Every couple is different and deals with jealousy and infidelity in different ways. Some even find that getting over an affair actually makes them closer. It all depends on who you are, your beliefs, views, values and history.
Below you will find some examples of how other couples dealt with an affair.
Anita and Bill, North London.
Anita: “Even though you love each other it’s surprising how you can let each other down. Just after we married my dad died suddenly. I’d always been a daddy’s girl and I felt lost without him. But I had to get on and help my mum and deal with a job and baby. Six months later, Bill told me that he’d had a brief affair, that it was over and that he was sorry. I couldn’t believe it. I thought ‘that’s it’ and asked him to move out. But I missed him. A girl at work suggested going to a counselor. Bill wasn’t sure but gave it a go for my sake. So many things came out – about Bill’s family – his mum died when he was young and he got sent away to school when his dad remarried – about the break-up of his first marriage – and about us. While I was coping with losing my dad, Bill felt I didn’t need him, that he could never be like my dad. We had never argued much and I realized Bill was afraid of falling out with me.”
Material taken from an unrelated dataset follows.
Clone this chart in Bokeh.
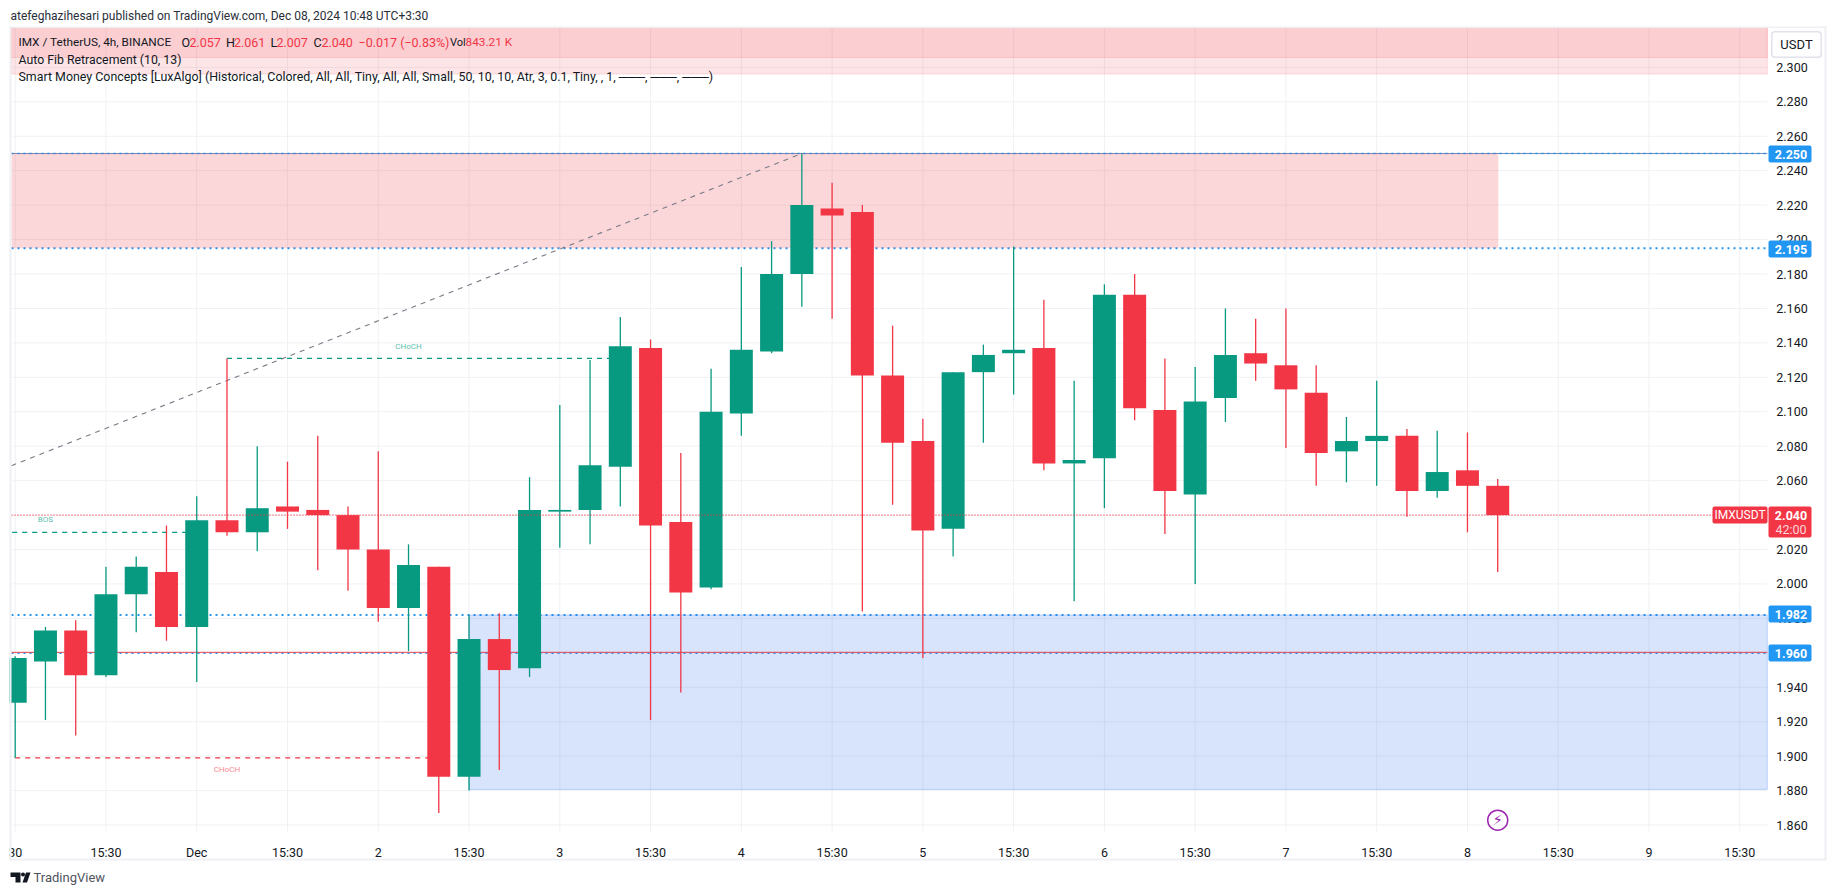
from bokeh.plotting import figure
from bokeh.embed import file_html
from bokeh.resources import INLINE
from bokeh.models import (Range1d, FixedTicker, Label, BoxAnnotation, PolyAnnotation)
from bokeh.core.properties import value

# ---------- data ----------
opens = [1.931,1.955,1.973,1.947,1.994,2.007,1.975,2.037,2.030,2.045,2.043,2.040,2.020,1.986,2.010,1.888,1.968,1.951,2.042,2.043,
         2.068,2.137,2.036,1.998,2.099,2.135,2.180,2.218,2.216,2.121,2.083,2.032,2.123,2.134,2.137,2.070,2.073,2.168,2.101,2.052,
         2.108,2.134,2.127,2.111,2.077,2.083,2.086,2.054,2.066,2.057]
highs = [1.958,1.975,1.979,2.010,2.016,2.034,2.051,2.131,2.080,2.071,2.086,2.045,2.077,2.023,2.010,1.982,1.983,2.062,2.104,2.130,
         2.155,2.142,2.076,2.125,2.184,2.199,2.250,2.233,2.220,2.150,2.096,2.123,2.139,2.196,2.165,2.118,2.174,2.180,2.131,2.126,
         2.160,2.154,2.160,2.127,2.097,2.118,2.090,2.089,2.088,2.061]
lows  = [1.899,1.921,1.912,1.946,1.972,1.967,1.943,2.028,2.019,2.032,2.008,1.996,1.978,1.961,1.867,1.880,1.892,1.946,2.021,2.023,
         2.045,1.921,1.937,1.997,2.086,2.134,2.161,2.154,1.984,2.046,1.957,2.016,2.082,2.110,2.066,1.990,2.044,2.095,2.029,2.000,
         2.094,2.118,2.079,2.057,2.059,2.057,2.039,2.050,2.030,2.007]
closes= [1.957,1.973,1.947,1.994,2.010,1.975,2.037,2.030,2.044,2.042,2.040,2.020,1.986,2.011,1.888,1.968,1.950,2.043,2.043,2.069,
         2.138,2.034,1.995,2.100,2.136,2.180,2.220,2.214,2.121,2.082,2.031,2.123,2.133,2.136,2.070,2.072,2.168,2.102,2.054,2.106,
         2.133,2.128,2.113,2.076,2.083,2.086,2.054,2.065,2.057,2.040]

price_ticks = [1.86,1.88,1.90,1.92,1.94,1.96,1.98,2.00,2.02,2.04,2.06,2.08,2.10,2.12,2.14,2.16,2.18,2.20,2.22,2.24,2.26,2.28,2.30]
time_ticks = [0,3,6,9,12,15,18,21,24,27,30,33,36,39,42,45,48,51,54,57]
time_labels = ["30","15:30","Dec","15:30","2","15:30","3","15:30","4","15:30","5","15:30","6","15:30","7","15:30","8","15:30","9","15:30"]

last_price = 2.040
res_top, res_bot = 2.250, 2.195
sup_top, sup_bot = 1.982, 1.8807
extra_level = 1.960
band_a, band_b = 2.2961, 2.3057
bos_level, choch_up, choch_dn = 2.030, 2.131, 1.899
fib_x = [-0.122, 26]
fib_y = [2.0687, 2.250]

# pane bounds in data units, and the ranges of the whole canvas (the frame fills it, axes sit at fixed locations)
X0, X1 = -0.122, 57.91
Y0, Y1 = 1.85567, 2.32315
CX0, CX1 = -0.4858, 59.90
CY0, CY1 = 1.82373, 2.33883
GREEN, RED, BLUE = "#089981", "#f23645", "#2196f3"
FONT = "Roboto"
TXT = "#131722"
GRID = "#f0f1f4"
EDGE = "#eff0f4"

p = figure(width=1827, height=887, output_backend="svg", toolbar_location=None,
           x_range=Range1d(CX0, CX1), y_range=Range1d(CY0, CY1), y_axis_location="right",
           min_border_left=0, min_border_right=0, min_border_top=0, min_border_bottom=0,
           background_fill_color="white", border_fill_color="white", outline_line_color=None)

xa, ya = p.xaxis[0], p.yaxis[0]
xa.fixed_location = Y0
ya.fixed_location = X1
xa.ticker = FixedTicker(ticks=time_ticks)
xa.major_label_overrides = dict(zip(time_ticks, time_labels))
ya.ticker = FixedTicker(ticks=price_ticks)
ya.major_label_overrides = {t: f"{t:.3f}" for t in price_ticks}
for a in (xa, ya):
    a.axis_line_color = None
    a.major_tick_line_color = None
    a.minor_tick_line_color = None
    a.major_label_text_font = FONT
    a.major_label_text_font_size = "12.5px"
    a.major_label_text_color = TXT
xa.major_label_standoff = 7
ya.major_label_standoff = 3
p.grid.visible = False

# grid, limited to the pane
p.segment(x0=time_ticks, x1=time_ticks, y0=[Y0] * len(time_ticks), y1=[Y1] * len(time_ticks),
          line_color=GRID, line_width=1, level="underlay")
p.segment(x0=[X0] * len(price_ticks), x1=[X1] * len(price_ticks), y0=price_ticks, y1=price_ticks,
          line_color=GRID, line_width=1, level="underlay")

# lines lying under the zones
p.segment(x0=[X0], x1=[X1], y0=[res_top], y1=[res_top], line_color="#7486b0", line_width=1)
for lvl, w in ((res_top, 1.5), (res_bot, 2), (sup_top, 2), (extra_level - 0.0003, 1.5)):
    p.segment(x0=[X0], x1=[X1], y0=[lvl], y1=[lvl], line_color=BLUE, line_width=w, line_dash="2 4")

# zones
p.quad(left=[X0], right=[X1], bottom=[band_a], top=[Y1], fill_color=RED, fill_alpha=0.13,
       line_color=RED, line_alpha=0.15)
p.quad(left=[X0], right=[X1], bottom=[band_b], top=[Y1], fill_color=RED, fill_alpha=0.13,
       line_color=RED, line_alpha=0.15)
p.quad(left=[X0], right=[49.02], bottom=[res_bot], top=[res_top], fill_color=RED, fill_alpha=0.2, line_color=None)
p.quad(left=[15], right=[X1], bottom=[sup_bot], top=[sup_top], fill_color="#2a6ff0", fill_alpha=0.19,
       line_color="#2a6ff0", line_alpha=0.25)
p.segment(x0=[X0], x1=[X1], y0=[extra_level + 0.0003], y1=[extra_level + 0.0003], line_color="#e8424f", line_width=1)

# structure lines + fib
p.line(fib_x, fib_y, line_color="#787b86", line_width=1.1, line_dash="5 5")
p.segment(x0=[-0.1], x1=[6], y0=[bos_level], y1=[bos_level], line_color=GREEN, line_width=1.2, line_dash="5 5")
p.segment(x0=[7], x1=[20], y0=[choch_up], y1=[choch_up], line_color=GREEN, line_width=1.2, line_dash="5 5")
p.segment(x0=[0], x1=[14], y0=[choch_dn], y1=[choch_dn], line_color=RED, line_width=1.2, line_dash="5 5")
p.text(x=[1], y=[2.0375], text=["BOS"], text_color="#5cbfae", text_font=value(FONT), text_font_size="8px",
       text_align="center", text_baseline="middle")
p.text(x=[13], y=[2.138], text=["CHoCH"], text_color="#5cbfae", text_font=value(FONT), text_font_size="8px",
       text_align="center", text_baseline="middle")
p.text(x=[7], y=[1.8923], text=["CHoCH"], text_color="#f98a94", text_font=value(FONT), text_font_size="8px",
       text_align="center", text_baseline="middle")

# candles
idx = list(range(len(opens)))
cols = [GREEN if c >= o else RED for o, c in zip(opens, closes)]
p.segment(x0=idx, x1=idx, y0=lows, y1=highs, line_color=cols, line_width=1.3)
p.vbar(x=idx, width=0.76, bottom=[min(o, c) for o, c in zip(opens, closes)],
       top=[max(o, c) for o, c in zip(opens, closes)], fill_color=cols, line_color=None)

# current price line
p.segment(x0=[X0], x1=[X1], y0=[last_price], y1=[last_price], line_color=RED, line_width=1.1, line_dash="1 2")

# lightning marker
p.scatter(x=[49], y=[1.8628], size=20, marker="circle", fill_color=None, line_color="#9c27b0", line_width=1.5)
p.text(x=[49], y=[1.8628], text=["\u26a1"], text_color="#9c27b0", text_font=value("DejaVu Sans"),
       text_font_size="15px", text_align="center", text_baseline="middle")

# ---------- page furniture, in canvas coordinates ----------
def txt(x, y, s, color=TXT, size="12.5px", align="left", style="normal", font=FONT):
    p.add_layout(Label(x=x, y=y, x_units="canvas", y_units="canvas", text=s, text_color=color,
                       text_font=font, text_font_size=size, text_align=align, text_baseline="middle",
                       text_font_style=style))

def box(l, t, r, b, fill, radius=0):
    p.add_layout(BoxAnnotation(left=l, right=r, top=t, bottom=b,
                               left_units="canvas", right_units="canvas", top_units="canvas", bottom_units="canvas",
                               fill_color=fill, fill_alpha=1, line_color=None,
                               border_radius=radius, level="annotation"))

box(0, 0, 9, 887, "white")                 # masks the part of the first candle left of the pane
box(9, 26, 11, 860, EDGE)
box(9, 26, 1826, 27.5, EDGE)
box(1824, 26, 1826, 860, EDGE)
box(9, 858, 1826, 860, EDGE)

# header + legend
txt(10, 15, "atefeghazihesari published on TradingView.com, Dec 08, 2024 10:48 UTC+3:30", "#2a2e39", size="12px")
txt(18, 41.7, "IMX / TetherUS, 4h, BINANCE", size="11.8px")
for x, lab, val in ((181, "O", "2.057"), (225.5, "H", "2.061"), (270, "L", "2.007"), (313, "C", "2.040")):
    txt(x, 41.7, lab)
    txt(x + (6 if lab == "L" else 8), 41.7, val, RED)
txt(358, 41.7, "\u22120.017 (\u22120.83%)", RED)
txt(449.5, 41.7, "Vol", size="11px")
txt(465, 41.7, "843.21 K", RED, size="11.8px")
txt(18, 59, "Auto Fib Retracement (10, 13)", size="12.3px")
txt(18, 76, "Smart Money Concepts [LuxAlgo] (Historical, Colored, All, All, Tiny, All, All, Small, 50, 10, 10, Atr, 3, 0.1, Tiny, , 1, \u2500\u2500\u2500, \u2500\u2500\u2500, \u2500\u2500\u2500)", size="12.4px")

# currency button
box(1770.5, 30.5, 1821.5, 57.5, "#e0e3eb", 4)
box(1772, 32, 1820, 56, "white", 3)
txt(1796, 44, "USDT", align="center", size="13px")

# price tags
for lvl, top in (("2.250", 145), ("2.195", 240), ("1.982", 605), ("1.960", 644)):
    box(1768, top, 1811, top + 17, BLUE, 2)
    txt(1790.5, top + 8.5, lvl, "white", align="center", style="bold")
box(1768, 506, 1811, 537, RED, 2)
txt(1790.5, 514.5, "2.040", "white", align="center", style="bold")
txt(1790.5, 528.5, "42:00", "#fcd5d9", align="center")
box(1712, 506, 1767, 523, RED, 2)
txt(1739.5, 514.5, "IMXUSDT", "white", align="center", size="12px")

# logo
for xs, ys in (([10, 20, 20, 15, 15, 10], [872, 872, 882, 882, 876.5, 876.5]),
               ([25.5, 30, 26.5, 22], [872, 872, 882, 882])):
    p.add_layout(PolyAnnotation(xs=xs, ys=ys, xs_units="canvas", ys_units="canvas",
                                fill_color="#131722", fill_alpha=1, line_color=None))
box(20.5, 872, 24.5, 876, "#131722", 2)
txt(33, 877, "TradingView", "#50535e", size="13px")

open("out.html", "w").write(file_html(p, INLINE))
Bill: “When we got back together I felt so bad about myself, about what I’d done to Anita and to us as a family, I wasn’t sure I could pull it back together. But Anita is so good, she’s seen bits of me that are not the best and has accepted them. The counseling helped me understand things better and I know she does need me. Anita forgave me for the affair and we’ve been able to start again.”
Carrie, Solihull.
“To be perfectly honest, I was used to him not being there. So when he did leave, though it was horrible, I was kind of used to being on my own. My husband went off with a young woman. I had to stop myself saying ‘hang on a minute, this might not turn out how you hope’. But you don’t say anything at the time… Since he came back, we are a lot stronger. He is grateful I did take him back – the sod! A lot of close friends knew that he had mistreated me. When I say that, I don’t mean he beat me or anything but he hadn’t given me any love or attention for ages.”
Roger, London.
“I couldn’t believe it when Bethan said she had had an affair. Well, I say affair, it wasn’t anything prolonged or anything. She’d slept with a colleague a couple of times. The whole thing was unfathomable. I mean isn’t that something men do! She said she had been feeling really lonely. I work away a lot. When I’m home I really focus on spending time with my kids (from a previous relationship) and she said she felt left out and lonely. The weird thing is I can understand, if I was her I think I’d feel the same. She told me because she said she wanted things to change.
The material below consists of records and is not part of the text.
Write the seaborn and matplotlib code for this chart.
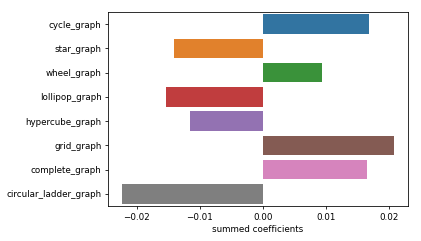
import matplotlib
matplotlib.use("Agg")
import matplotlib.pyplot as plt
import seaborn as sns
import pandas as pd

categories = ["cycle_graph", "star_graph", "wheel_graph", "lollipop_graph",
              "hypercube_graph", "grid_graph", "complete_graph", "circular_ladder_graph"]
values = [0.0168, -0.0141, 0.0094, -0.0154, -0.0115, 0.0208, 0.0164, -0.0224]

df = pd.DataFrame({"graph": categories, "coef": values})

plt.rcParams["font.family"] = ["DejaVu Sans"]
plt.rcParams["font.size"] = 8.8
plt.rcParams["xtick.major.size"] = 3
plt.rcParams["ytick.major.size"] = 3
fig = plt.figure(figsize=(421/72, 241/72), dpi=72)
ax = fig.add_axes([108/421, 1-206/241, 300/421, 194/241])
sns.barplot(data=df, x="coef", y="graph", hue="graph", palette="tab10",
            legend=False, ax=ax, saturation=0.75)
ax.set_xlabel("summed coefficients")
ax.set_ylabel("")
ax.set_xticks([-0.02, -0.01, 0.0, 0.01, 0.02])
ax.set_xticklabels(["\u22120.02", "\u22120.01", "0.00", "0.01", "0.02"])
fig.savefig("out.png", dpi=72)
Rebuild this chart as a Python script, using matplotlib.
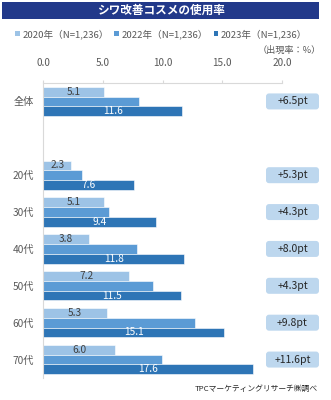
import matplotlib
matplotlib.use('Agg')
import matplotlib.pyplot as plt
from matplotlib.patches import FancyBboxPatch, Rectangle

plt.rcParams['font.family'] = ['Noto Sans CJK JP', 'DejaVu Sans']

# data
categories = ['全体', '', '20代', '30代', '40代', '50代', '60代', '70代']
series_names = ['2020年（N=1,236）', '2022年（N=1,236）', '2023年（N=1,236）']
vals_2020 = [5.1, None, 2.3, 5.1, 3.8, 7.2, 5.3, 6.0]
vals_2022 = [8.0, None, 3.2, 5.5, 7.8, 9.2, 12.7, 9.9]
vals_2023 = [11.6, None, 7.6, 9.4, 11.8, 11.5, 15.1, 17.6]
diff_labels = ['+6.5pt', None, '+5.3pt', '+4.3pt', '+8.0pt', '+4.3pt', '+9.8pt', '+11.6pt']
xticks = [0, 5, 10, 15, 20]

colors = ['#9DC3E6', '#5B9BD5', '#2E75B6']
text_gray = '#595959'

W, H = 331, 400
fig = plt.figure(figsize=(W / 100, H / 100), dpi=100)

# title banner
fig.add_artist(Rectangle((2 / W, 1 - 19 / H), 317 / W, 17 / H, transform=fig.transFigure,
                         facecolor='#22398a', edgecolor='none'))
fig.text(161 / W, 1 - 10.5 / H, 'シワ改善コスメの使用率', color='white', fontsize=8.4,
         fontweight='bold', ha='center', va='center')

ax = fig.add_axes([43.5 / W, 1 - 378 / H, (282 - 43.5) / W, (378 - 83) / H])

bh = 0.265
for k, vals in enumerate([vals_2020, vals_2022, vals_2023]):
    pos = [i + (k - 1) * bh for i, v in enumerate(vals) if v is not None]
    v = [x for x in vals if x is not None]
    bars = ax.barh(pos, v, height=bh, color=colors[k], edgecolor='white', linewidth=0.4,
                   label=series_names[k])
    if k == 0:
        ax.bar_label(bars, labels=[f'{x:.1f}' for x in v], label_type='center',
                     fontsize=7.3, color='#404040')
    elif k == 2:
        ax.bar_label(bars, labels=[f'{x:.1f}' for x in v], label_type='center',
                     fontsize=7.3, color='white')

ax.set_xlim(0, 20)
ax.set_ylim(len(categories) - 0.5, -0.5)
ax.set_yticks(range(len(categories)))
ax.set_yticklabels(categories, fontsize=7.3, color=text_gray)
ax.set_xticks(xticks)
ax.set_xticklabels([f'{x:.1f}' for x in xticks], fontsize=7.2, color=text_gray)
ax.xaxis.tick_top()
ax.tick_params(axis='x', length=2, color='#d9d9d9', pad=9)
ax.tick_params(axis='y', length=0, pad=7)
for s in ['right', 'bottom']:
    ax.spines[s].set_visible(False)
for s in ['top', 'left']:
    ax.spines[s].set_color('#d9d9d9')
    ax.spines[s].set_linewidth(0.8)

# difference badges
for i, lab in enumerate(diff_labels):
    if lab is None:
        continue
    y_px = ax.transData.transform((0, i))[1]
    fig.add_artist(FancyBboxPatch((266, y_px - 8), 53, 16, boxstyle='round,pad=0,rounding_size=3',
                                  transform=None, facecolor='#BDD7EE', edgecolor='none'))
    fig.text(292.5 / W, y_px / H, lab, fontsize=7.5, color='#262626', ha='center', va='center')

leg = fig.legend(loc='center', bbox_to_anchor=(161 / W, 1 - 34 / H), ncol=3, fontsize=6.9,
                 frameon=False, handlelength=0.5, handleheight=0.5, handletextpad=0.25,
                 columnspacing=0.6, labelcolor=text_gray)
for h in leg.legend_handles:
    h.set_edgecolor('none')

fig.text(321 / W, 1 - 50 / H, '（出現率：%）', fontsize=6.6, color=text_gray, ha='right', va='center')
fig.text(318 / W, 1 - 389 / H, 'TPCマーケティングリサーチ㈱調べ', fontsize=5.6, color='#262626',
         ha='right', va='center')

fig.savefig('out.png', dpi=100)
“It has taken so much to trust her again, and I think she worries that I still don’t trust her. I’m trying and I want our relationship to last. We love each other very much. Bethan changed her job and we’ve moved closer to where I need to be for work so now we spend more time together. I miss my children terribly but they come and stay regularly. We are making a go of it I suppose.
“Some men might think I was mad to take her back, but I don’t think she is “a cheater” as such, she was just lonely, she’d have rather been sleeping with me – but I wasn’t there! The worry about it happening again is probably worse than anything but it is getting easier with time.”